*REQUIRED TASK*:
Which lines in the material below contain the word "chart"? Copy each of them.

*DATA EXTRACT*:
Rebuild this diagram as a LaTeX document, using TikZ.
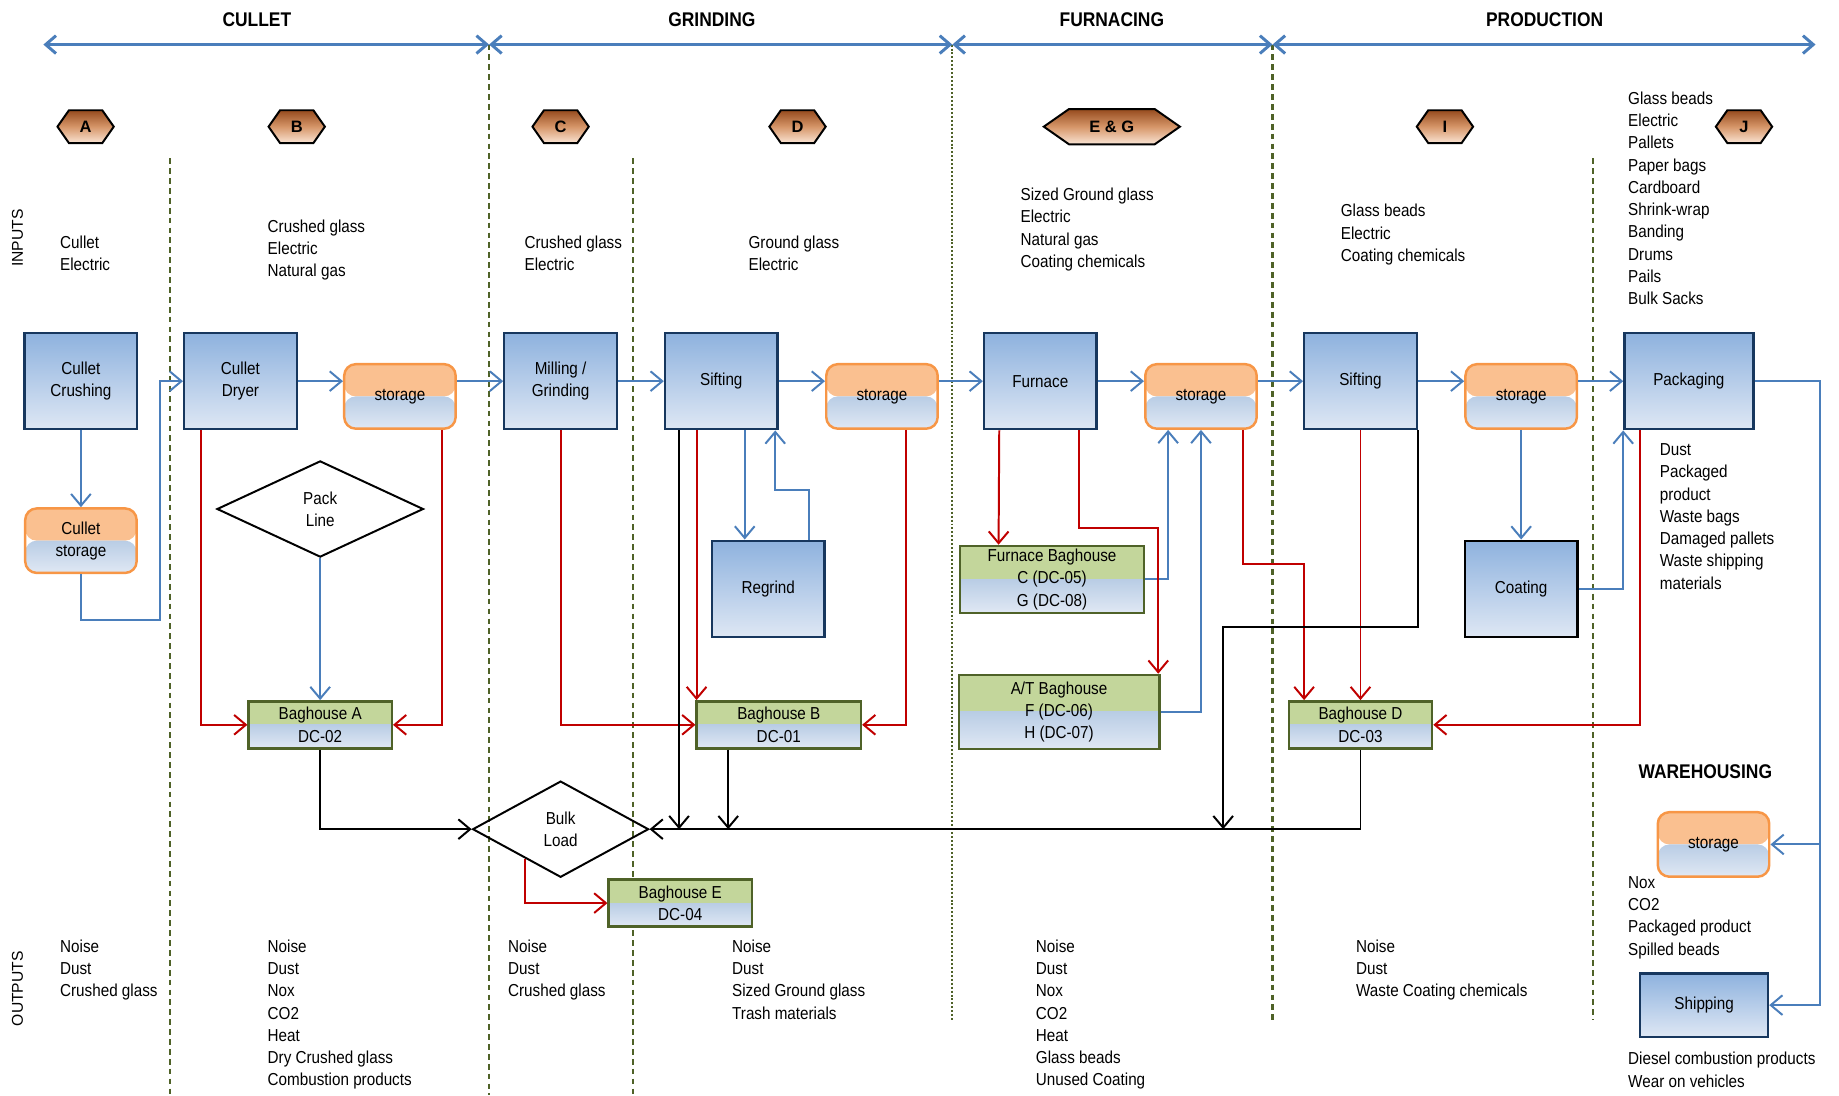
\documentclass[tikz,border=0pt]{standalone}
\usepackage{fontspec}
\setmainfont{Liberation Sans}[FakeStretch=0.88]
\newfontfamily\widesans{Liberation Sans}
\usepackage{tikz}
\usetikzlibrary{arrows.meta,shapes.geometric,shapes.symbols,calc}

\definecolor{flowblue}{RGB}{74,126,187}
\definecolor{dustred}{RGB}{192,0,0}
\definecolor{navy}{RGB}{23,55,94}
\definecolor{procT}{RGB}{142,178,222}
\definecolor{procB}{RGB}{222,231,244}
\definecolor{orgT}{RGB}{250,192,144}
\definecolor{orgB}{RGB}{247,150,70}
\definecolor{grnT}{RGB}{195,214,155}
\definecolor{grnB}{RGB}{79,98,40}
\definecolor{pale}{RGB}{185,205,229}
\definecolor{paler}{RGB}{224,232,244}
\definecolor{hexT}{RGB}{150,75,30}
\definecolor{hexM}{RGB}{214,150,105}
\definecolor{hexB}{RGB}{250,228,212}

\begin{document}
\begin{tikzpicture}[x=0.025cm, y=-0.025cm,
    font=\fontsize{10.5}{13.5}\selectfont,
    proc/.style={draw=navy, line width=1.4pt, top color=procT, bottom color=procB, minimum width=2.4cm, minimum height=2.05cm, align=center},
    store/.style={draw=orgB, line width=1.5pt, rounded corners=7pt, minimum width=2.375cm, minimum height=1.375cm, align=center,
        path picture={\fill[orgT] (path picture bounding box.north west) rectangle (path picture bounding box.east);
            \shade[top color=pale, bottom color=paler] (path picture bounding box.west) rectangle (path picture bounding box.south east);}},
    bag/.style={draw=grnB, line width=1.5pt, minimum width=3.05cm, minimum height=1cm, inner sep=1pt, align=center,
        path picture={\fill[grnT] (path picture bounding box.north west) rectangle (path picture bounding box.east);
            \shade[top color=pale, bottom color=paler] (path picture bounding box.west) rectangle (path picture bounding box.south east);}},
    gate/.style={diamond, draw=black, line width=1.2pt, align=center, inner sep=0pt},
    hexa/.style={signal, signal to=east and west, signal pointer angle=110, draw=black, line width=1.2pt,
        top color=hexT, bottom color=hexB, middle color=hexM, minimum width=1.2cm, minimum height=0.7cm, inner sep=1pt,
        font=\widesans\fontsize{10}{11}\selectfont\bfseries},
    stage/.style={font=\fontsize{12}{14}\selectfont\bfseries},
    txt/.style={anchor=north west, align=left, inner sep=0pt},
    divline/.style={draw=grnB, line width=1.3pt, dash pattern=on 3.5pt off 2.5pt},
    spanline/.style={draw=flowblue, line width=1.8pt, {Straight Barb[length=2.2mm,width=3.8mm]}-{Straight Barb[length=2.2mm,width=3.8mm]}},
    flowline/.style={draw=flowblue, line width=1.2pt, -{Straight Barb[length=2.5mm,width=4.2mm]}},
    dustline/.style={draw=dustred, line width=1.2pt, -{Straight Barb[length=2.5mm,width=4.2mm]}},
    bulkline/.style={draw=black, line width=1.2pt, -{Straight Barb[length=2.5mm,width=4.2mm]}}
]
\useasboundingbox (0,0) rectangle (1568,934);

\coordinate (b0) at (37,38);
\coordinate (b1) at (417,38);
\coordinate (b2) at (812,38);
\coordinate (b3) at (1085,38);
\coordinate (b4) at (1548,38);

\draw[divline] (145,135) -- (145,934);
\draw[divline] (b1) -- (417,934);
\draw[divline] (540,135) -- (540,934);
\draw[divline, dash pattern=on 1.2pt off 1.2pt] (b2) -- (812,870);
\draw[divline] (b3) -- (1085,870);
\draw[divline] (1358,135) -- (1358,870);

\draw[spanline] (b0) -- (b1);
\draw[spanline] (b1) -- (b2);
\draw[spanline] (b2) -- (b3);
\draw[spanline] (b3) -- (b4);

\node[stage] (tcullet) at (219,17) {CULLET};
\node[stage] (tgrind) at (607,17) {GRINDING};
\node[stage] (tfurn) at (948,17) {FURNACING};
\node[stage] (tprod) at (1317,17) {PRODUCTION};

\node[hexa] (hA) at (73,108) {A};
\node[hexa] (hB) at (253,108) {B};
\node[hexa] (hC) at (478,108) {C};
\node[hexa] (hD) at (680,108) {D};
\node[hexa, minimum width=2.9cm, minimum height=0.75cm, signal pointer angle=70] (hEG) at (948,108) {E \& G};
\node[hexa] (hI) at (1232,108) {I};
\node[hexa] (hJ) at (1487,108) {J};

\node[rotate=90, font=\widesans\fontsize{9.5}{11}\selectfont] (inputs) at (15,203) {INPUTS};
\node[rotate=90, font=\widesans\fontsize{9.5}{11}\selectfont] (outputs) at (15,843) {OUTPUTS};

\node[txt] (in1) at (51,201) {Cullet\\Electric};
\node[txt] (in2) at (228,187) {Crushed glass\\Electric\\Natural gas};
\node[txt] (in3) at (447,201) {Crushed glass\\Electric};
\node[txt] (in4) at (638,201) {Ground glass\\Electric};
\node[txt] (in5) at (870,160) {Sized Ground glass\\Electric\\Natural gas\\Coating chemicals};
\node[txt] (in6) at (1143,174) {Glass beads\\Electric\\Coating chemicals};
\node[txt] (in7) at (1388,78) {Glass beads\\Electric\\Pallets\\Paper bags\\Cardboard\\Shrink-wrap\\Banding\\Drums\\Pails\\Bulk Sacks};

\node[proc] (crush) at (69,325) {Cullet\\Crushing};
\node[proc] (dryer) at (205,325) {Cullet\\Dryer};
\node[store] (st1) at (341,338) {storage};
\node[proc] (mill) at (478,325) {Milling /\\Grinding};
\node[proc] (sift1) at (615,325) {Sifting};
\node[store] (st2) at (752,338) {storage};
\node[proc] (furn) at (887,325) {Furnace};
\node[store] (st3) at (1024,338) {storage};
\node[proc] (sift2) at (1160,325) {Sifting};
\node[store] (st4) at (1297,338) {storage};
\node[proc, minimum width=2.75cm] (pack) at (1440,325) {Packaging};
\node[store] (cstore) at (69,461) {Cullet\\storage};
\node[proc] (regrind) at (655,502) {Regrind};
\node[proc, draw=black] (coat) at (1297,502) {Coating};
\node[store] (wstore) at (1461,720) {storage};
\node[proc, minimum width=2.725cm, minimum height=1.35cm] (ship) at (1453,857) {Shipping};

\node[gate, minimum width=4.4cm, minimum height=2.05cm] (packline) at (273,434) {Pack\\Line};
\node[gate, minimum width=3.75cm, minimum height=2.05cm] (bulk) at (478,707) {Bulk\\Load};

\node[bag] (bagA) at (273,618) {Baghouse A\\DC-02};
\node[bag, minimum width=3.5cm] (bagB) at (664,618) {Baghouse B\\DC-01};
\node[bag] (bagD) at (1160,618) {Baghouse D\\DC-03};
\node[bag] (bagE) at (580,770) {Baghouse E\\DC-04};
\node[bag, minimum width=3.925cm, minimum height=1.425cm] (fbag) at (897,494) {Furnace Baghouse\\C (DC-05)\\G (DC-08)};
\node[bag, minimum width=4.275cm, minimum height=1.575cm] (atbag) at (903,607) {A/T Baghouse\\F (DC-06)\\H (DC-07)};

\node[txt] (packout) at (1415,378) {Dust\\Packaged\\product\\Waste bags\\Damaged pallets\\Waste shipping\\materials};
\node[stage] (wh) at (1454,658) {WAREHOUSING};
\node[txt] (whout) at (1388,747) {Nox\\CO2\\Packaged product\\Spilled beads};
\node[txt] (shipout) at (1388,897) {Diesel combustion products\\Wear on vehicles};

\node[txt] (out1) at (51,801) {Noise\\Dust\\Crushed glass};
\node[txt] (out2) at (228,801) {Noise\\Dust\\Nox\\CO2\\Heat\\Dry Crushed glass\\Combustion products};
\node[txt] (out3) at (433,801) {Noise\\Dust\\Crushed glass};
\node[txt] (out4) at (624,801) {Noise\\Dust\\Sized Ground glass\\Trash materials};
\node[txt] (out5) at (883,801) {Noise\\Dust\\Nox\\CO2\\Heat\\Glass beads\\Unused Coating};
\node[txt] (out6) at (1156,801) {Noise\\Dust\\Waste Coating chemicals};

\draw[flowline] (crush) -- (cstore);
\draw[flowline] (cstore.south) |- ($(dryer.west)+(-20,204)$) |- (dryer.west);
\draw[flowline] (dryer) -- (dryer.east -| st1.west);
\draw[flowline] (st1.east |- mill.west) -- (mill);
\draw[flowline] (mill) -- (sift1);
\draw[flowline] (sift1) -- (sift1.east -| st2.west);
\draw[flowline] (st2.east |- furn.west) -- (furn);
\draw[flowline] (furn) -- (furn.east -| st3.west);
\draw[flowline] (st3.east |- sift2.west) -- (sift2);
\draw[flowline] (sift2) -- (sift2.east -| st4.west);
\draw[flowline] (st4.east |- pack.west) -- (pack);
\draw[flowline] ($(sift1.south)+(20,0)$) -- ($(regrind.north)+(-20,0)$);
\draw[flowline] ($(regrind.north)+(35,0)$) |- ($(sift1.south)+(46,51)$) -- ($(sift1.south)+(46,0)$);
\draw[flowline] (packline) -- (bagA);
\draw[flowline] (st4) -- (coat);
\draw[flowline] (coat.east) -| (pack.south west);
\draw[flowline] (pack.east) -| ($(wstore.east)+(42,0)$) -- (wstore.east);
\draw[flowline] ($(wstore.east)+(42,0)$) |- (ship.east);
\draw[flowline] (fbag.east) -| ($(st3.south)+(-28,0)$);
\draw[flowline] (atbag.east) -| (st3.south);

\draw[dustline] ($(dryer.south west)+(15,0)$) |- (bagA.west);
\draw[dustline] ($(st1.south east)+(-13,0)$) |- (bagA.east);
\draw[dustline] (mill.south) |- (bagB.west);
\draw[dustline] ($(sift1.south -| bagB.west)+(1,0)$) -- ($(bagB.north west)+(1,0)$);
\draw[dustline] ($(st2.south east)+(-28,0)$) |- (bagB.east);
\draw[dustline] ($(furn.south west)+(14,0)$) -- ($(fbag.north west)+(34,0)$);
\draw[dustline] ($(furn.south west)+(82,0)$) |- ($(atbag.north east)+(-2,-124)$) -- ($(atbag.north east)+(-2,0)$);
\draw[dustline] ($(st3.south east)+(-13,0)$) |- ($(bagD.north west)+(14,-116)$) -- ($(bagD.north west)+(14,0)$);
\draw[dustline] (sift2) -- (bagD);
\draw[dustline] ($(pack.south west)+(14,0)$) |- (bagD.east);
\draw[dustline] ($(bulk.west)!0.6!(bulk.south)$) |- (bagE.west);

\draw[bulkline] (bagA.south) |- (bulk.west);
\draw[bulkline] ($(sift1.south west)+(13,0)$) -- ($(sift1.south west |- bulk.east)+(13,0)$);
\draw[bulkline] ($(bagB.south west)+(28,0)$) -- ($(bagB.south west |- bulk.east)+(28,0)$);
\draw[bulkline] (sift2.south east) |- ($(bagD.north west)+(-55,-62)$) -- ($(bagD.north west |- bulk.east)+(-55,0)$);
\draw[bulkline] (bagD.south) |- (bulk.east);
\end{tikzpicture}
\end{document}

==

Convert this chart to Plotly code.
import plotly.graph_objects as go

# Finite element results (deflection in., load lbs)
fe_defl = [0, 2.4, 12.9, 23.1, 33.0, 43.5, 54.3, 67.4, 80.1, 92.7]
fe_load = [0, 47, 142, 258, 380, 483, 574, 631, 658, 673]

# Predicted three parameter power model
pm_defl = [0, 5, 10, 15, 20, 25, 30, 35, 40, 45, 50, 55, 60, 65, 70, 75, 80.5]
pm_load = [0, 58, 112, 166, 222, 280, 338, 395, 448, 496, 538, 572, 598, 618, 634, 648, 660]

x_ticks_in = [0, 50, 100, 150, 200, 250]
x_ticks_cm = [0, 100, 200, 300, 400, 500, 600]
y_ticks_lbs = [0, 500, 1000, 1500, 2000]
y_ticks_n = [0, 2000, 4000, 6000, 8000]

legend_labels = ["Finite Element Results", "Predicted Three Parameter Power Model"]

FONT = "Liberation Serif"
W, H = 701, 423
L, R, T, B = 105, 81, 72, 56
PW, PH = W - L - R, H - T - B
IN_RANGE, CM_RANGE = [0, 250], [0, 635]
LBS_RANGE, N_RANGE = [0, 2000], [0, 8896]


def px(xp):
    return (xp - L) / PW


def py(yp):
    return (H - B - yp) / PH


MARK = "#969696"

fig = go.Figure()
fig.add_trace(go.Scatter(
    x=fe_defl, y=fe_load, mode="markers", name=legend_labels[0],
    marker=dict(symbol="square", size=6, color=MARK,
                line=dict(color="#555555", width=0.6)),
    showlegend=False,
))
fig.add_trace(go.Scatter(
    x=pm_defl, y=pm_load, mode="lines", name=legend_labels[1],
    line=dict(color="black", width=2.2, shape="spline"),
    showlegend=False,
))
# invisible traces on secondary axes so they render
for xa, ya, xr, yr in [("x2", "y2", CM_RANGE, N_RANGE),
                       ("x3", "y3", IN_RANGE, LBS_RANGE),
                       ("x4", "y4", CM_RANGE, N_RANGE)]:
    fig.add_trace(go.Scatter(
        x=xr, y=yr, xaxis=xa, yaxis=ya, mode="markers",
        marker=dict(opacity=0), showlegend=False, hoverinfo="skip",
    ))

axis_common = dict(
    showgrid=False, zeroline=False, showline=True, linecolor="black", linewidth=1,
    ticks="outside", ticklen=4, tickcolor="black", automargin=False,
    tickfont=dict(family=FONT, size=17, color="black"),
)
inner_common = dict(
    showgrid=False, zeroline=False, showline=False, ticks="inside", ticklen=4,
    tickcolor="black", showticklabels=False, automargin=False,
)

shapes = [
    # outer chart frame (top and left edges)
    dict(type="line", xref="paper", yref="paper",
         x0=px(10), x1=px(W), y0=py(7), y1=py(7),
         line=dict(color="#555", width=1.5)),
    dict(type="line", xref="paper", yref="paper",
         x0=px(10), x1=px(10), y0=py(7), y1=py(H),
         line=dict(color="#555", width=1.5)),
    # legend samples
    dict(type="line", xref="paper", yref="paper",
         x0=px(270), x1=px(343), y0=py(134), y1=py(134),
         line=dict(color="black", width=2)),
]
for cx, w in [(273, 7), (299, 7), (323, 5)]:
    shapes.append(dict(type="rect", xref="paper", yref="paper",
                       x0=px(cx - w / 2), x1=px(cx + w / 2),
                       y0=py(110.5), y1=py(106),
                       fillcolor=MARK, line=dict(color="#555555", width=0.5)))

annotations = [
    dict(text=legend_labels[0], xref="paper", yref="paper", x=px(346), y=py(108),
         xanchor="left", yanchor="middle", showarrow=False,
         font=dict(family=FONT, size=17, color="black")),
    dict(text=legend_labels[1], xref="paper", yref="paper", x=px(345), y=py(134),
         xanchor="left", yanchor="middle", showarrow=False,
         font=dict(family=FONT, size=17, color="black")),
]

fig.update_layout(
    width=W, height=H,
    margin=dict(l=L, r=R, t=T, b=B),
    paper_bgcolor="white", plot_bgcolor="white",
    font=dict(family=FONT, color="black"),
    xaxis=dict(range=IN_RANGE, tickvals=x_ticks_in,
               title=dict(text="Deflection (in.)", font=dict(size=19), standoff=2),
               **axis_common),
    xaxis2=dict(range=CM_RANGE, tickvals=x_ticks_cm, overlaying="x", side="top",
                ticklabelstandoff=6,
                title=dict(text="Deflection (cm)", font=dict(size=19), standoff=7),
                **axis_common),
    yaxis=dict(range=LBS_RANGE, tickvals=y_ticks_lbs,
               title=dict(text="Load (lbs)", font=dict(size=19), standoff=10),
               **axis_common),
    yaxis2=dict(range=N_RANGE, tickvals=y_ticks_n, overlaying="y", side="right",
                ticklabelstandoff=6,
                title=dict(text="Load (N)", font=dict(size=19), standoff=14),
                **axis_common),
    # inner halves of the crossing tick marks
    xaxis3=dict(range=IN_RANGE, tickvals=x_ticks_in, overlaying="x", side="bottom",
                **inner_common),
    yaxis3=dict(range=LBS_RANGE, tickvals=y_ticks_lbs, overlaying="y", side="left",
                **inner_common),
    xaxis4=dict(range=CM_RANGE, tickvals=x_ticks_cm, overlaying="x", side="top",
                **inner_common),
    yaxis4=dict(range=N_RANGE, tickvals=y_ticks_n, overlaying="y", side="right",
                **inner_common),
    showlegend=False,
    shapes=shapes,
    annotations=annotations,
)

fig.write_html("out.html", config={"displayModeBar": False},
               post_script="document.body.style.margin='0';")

* * *

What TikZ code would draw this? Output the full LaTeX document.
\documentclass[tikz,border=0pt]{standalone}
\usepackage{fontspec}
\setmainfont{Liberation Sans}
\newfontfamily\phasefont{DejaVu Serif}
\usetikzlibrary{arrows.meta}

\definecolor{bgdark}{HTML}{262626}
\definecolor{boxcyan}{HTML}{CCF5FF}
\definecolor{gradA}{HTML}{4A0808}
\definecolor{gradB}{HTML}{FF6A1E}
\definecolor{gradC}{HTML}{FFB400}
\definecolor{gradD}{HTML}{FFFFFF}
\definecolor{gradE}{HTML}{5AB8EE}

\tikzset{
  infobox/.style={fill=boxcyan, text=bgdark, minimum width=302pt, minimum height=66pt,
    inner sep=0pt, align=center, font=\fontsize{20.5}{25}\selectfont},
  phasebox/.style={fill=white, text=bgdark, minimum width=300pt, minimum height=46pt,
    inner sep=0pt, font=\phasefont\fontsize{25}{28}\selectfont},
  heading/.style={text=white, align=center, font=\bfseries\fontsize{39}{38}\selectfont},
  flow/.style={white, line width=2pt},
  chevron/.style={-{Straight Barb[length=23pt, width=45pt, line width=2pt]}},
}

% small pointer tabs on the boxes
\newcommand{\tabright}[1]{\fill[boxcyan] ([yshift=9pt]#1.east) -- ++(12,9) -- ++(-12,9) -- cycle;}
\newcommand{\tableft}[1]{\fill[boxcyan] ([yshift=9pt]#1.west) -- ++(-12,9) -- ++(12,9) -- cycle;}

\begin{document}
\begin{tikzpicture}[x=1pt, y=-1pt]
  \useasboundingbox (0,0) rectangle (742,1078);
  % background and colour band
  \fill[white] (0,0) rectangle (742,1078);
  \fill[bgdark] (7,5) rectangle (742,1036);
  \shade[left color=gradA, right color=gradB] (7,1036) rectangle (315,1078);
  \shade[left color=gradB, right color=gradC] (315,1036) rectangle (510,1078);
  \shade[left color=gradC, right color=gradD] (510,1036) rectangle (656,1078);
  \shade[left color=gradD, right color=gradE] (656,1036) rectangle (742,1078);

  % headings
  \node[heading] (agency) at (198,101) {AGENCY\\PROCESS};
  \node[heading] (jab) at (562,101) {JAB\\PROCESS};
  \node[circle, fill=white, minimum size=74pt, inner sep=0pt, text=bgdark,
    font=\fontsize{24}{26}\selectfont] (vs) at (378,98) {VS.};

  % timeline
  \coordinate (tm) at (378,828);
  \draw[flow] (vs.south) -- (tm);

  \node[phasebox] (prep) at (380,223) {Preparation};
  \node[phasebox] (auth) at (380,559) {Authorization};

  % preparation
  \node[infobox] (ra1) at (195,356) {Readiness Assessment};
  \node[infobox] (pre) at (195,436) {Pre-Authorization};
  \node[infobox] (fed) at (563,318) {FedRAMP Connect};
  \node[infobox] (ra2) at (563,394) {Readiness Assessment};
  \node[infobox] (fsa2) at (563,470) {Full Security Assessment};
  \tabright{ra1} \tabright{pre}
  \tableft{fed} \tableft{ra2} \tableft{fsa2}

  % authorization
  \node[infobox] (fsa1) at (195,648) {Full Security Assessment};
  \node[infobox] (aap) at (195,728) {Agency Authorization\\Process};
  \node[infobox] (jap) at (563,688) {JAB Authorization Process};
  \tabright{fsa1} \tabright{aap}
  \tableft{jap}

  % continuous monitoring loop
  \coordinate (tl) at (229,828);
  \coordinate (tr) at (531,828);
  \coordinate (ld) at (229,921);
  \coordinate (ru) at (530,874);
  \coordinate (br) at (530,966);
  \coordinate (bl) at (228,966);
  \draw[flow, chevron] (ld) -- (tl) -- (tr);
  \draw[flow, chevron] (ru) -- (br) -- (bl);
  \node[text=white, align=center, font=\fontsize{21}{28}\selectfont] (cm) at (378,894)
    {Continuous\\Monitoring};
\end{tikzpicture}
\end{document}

*OUTPUT OF THE EXERCISE*:
Convert this chart to Plotly code.
    # outer chart frame (top and left edges)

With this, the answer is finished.